Page 29 of Just Hide

"I was working around the back. I did notice out of the corner of my eye that she had a garden services person working today. I think I saw the hedge being clipped, and they wear those green canvas jackets."

"Was that normal? Any sign of a vehicle? What usually happens when they arrive?"

She frowned. "Now, I think they usually do come in a truck, and it parks outside the house for a few hours. And it's normally on a Monday and Friday that they're here, a team of two or three. It is unusual for anyone to be here today, now that I'm thinking about it. You think that was the killer?" She sounded horrified.

"Did you notice anything about this person?"

She shook her head, now looking distressed all over again. "I so wish I had. How could I not have noticed? If I had, I could have stopped this from happening! But it seemed such a normal sight."

"You can't blame yourself," Connor said. "This was thoroughly preplanned. If it hadn't been today, it would have been some other time. What matters now is that we figure out when, and where, this person was here."

But as Connor spoke, Cami had a bad feeling that this would not be the easiest trail to follow because this killer was smart. Smart enough to have observed the routine and gone in for the kill at a day and time when the victim, but nobody else, was there. Perhaps even observant enough to see that this victim hadn't really taken note of the service providers working in her yard and that if they posed as one, they would be invisible.

Cami was sure that he, or she, would have been clever enough to park far away, figure out where the neighborhood cameras were, and bypass them to arrive on foot.

The killer had bought a green canvas jacket to look exactly like the garden services worker. Most probably, even Sammi had been fooled, at any rate, for long enough to allow the killer to get close.

And she’d checked into the gym. She went there every weekday, according to the glance at her social media that Cami had done in the car. It would not have been difficult to find out when she was due to get back.

"I didn't notice any other cars around. And I do notice those," Hazel said, confirming Cami's thoughts. "I mean, it's a safe and peaceful neighborhood—or so I thought—but my late husband always used to say if you want a safe neighborhood, keep an eye out for strange cars. And honestly, I didn't see any."

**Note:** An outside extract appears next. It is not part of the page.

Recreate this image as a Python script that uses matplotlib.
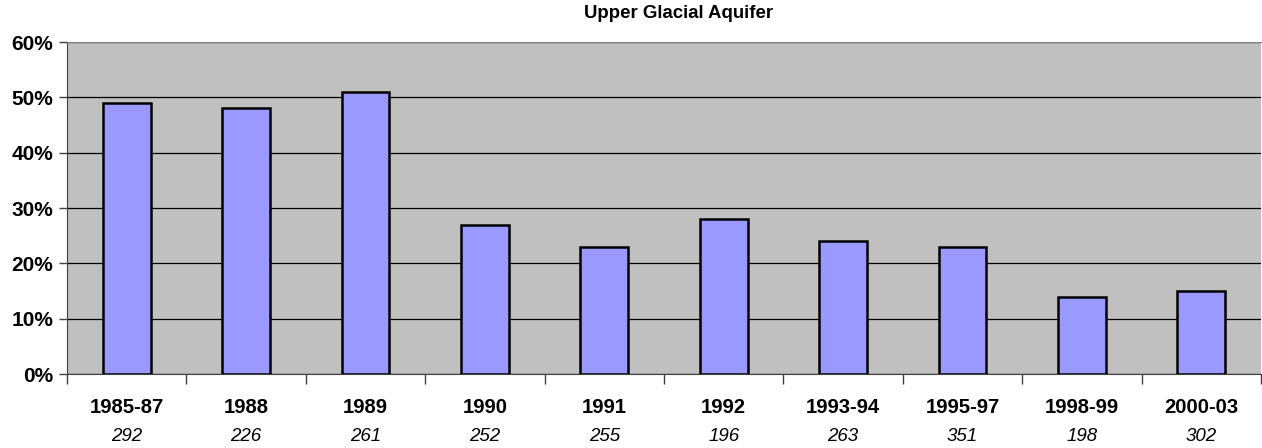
import numpy as np
import matplotlib
matplotlib.use("Agg")
import matplotlib.pyplot as plt
from matplotlib.ticker import FixedLocator, PercentFormatter
import matplotlib.transforms as mtransforms

plt.rcParams['font.family'] = ['Liberation Sans', 'DejaVu Sans']

# data
periods = ["1985-87", "1988", "1989", "1990", "1991", "1992",
           "1993-94", "1995-97", "1998-99", "2000-03"]
percent = [49, 48, 51, 27, 23, 28, 24, 23, 14, 15]
counts = ["292", "226", "261", "252", "255", "196", "263", "351", "198", "302"]

fig = plt.figure(figsize=(12.62, 4.48), dpi=100)
ax = fig.add_axes([67 / 1262, 74 / 448, 1194 / 1262, 332 / 448])
ax.set_facecolor("#C0C0C0")

x = np.arange(len(periods))
ax.bar(x, percent, width=0.4, color="#9999FF", edgecolor="black",
       linewidth=1.8, zorder=3)

ax.set_xlim(-0.5, len(periods) - 0.5)
ax.set_ylim(0, 60)
ax.set_yticks(range(0, 61, 10))
ax.yaxis.set_major_formatter(PercentFormatter(decimals=0))
ax.grid(axis="y", color="black", linewidth=0.9, zorder=1)

# tick marks at category boundaries, labels drawn as text below
ax.set_xticks([])
ax.xaxis.set_minor_locator(FixedLocator(np.arange(-0.5, len(periods), 1.0)))
ax.tick_params(axis="x", which="minor", length=7, width=1, color="#404040")
ax.tick_params(axis="y", length=6, width=1, color="#404040",
               labelsize=15, pad=4)
for lbl in ax.get_yticklabels():
    lbl.set_fontweight("bold")

trans = mtransforms.blended_transform_factory(ax.transData, fig.transFigure)
for xi, p, c in zip(x, periods, counts):
    ax.text(xi, 1 - 407 / 448, p, transform=trans, ha="center", va="center",
            fontsize=14.6, fontweight="bold")
    ax.text(xi, 1 - 436 / 448, c, transform=trans, ha="center", va="center",
            fontsize=13.5, fontstyle="italic")

ax.spines["top"].set_color("#808080")
ax.spines["right"].set_visible(False)
ax.spines["left"].set_color("#404040")
ax.spines["bottom"].set_color("#404040")

fig.text(679 / 1262, 1 - 14 / 448, "Upper Glacial Aquifer",
         ha="center", va="center", fontsize=13.4, fontweight="bold")

fig.savefig("out.png", dpi=100)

But as Cami glanced around, she saw lots of walkers. People out for a stroll, people with shopping bags, people with their dogs. There was a park opposite the neighborhood. It wouldn't have been too difficult at all for this killer to have watched, and waited, until the time was right. With so many people on foot, another one would have blended in.

They were dealing with someone patient. Someone who'd taken the time to get a full picture of Sammi’s situation and how they could blend in and had then struck again.

Cami shook her head, feeling angry and ineffectual that this was happening, and that they still had no leads, no evidence. All they knew was that this killer was determined and fueled with a desire to destroy.

The victims' bodies, at least, not the faces. Their faces hadn't been touched. Cami had seen, in that unwanted glimpse, that the destruction was all from the neck down, and she remembered it had been the same in the other crime scene photos.

Faces, face recognition. It was coming back to that. And she couldn't get the thought of that software out of her mind.

Moving away from the scene, while Connor walked over to speak to the passersby, Cami got out her phone.

She went and looked on Wave Management's website, looked at what they offered, and who their clients were. It was surely their next step, this company that had engineered the best available facial recognition software so far.

Standing near the car, she pored over the website, getting a better picture of this bright, successful tech startup, and what they’d done so far, and who their clients were.

"What are you looking up?" Connor asked, walking back toward her. She guessed none of the passersby had seen anything of value.

"I'm finding out more about this company that owns the facial recognition software that Gatherings used. It's based in Boston, and I'm thinking that makes a difference. They already have a lot of clients, they’re new and super successful, and they’re going to have a huge pool of faces on their files because the Ts and Cs state all the captured facial images have to be shared with them."

"What about someone from the company itself? Could someone from there have used the software and accessed this big pool of data?"

"That's what I'm wondering," Cami said thoughtfully, scrolling through the website. "Because now that I'm looking, I'm seeing a lot of functionality here that could be very useful to a killer."

"Such as what?" Connor asked.

"There's this option here that allows you to reverse search any group of images, or even embark on a search for you, with specific features as a setting."

"So, if you need high forehead, blonde hair—or dark hair, oval face, or whatever—you can somehow program this in?"

"That's right. They call it a Likeness Search. I'm experimenting with it now on the free trial that they allow you to have and look at this."

Cami had gone into a few groups of faces online, using social media to create the search pool, and she'd found three people who looked uncannily like her. Same eyes, same face. The software had been intelligent enough to go beyond her hairstyle and look at the underpinnings of the face itself, although it had kept the search confined to people with dark hair.

"It's a very clever program, and it's interactive with other programs and with social media. And it's in Boston, and although they have clients all over, they get access to every single one of those photos because it’s in the testing phases. And this likeness search would be what the killer needed to find these lookalikes. "

"So, you think we should go there now?" Connor asked.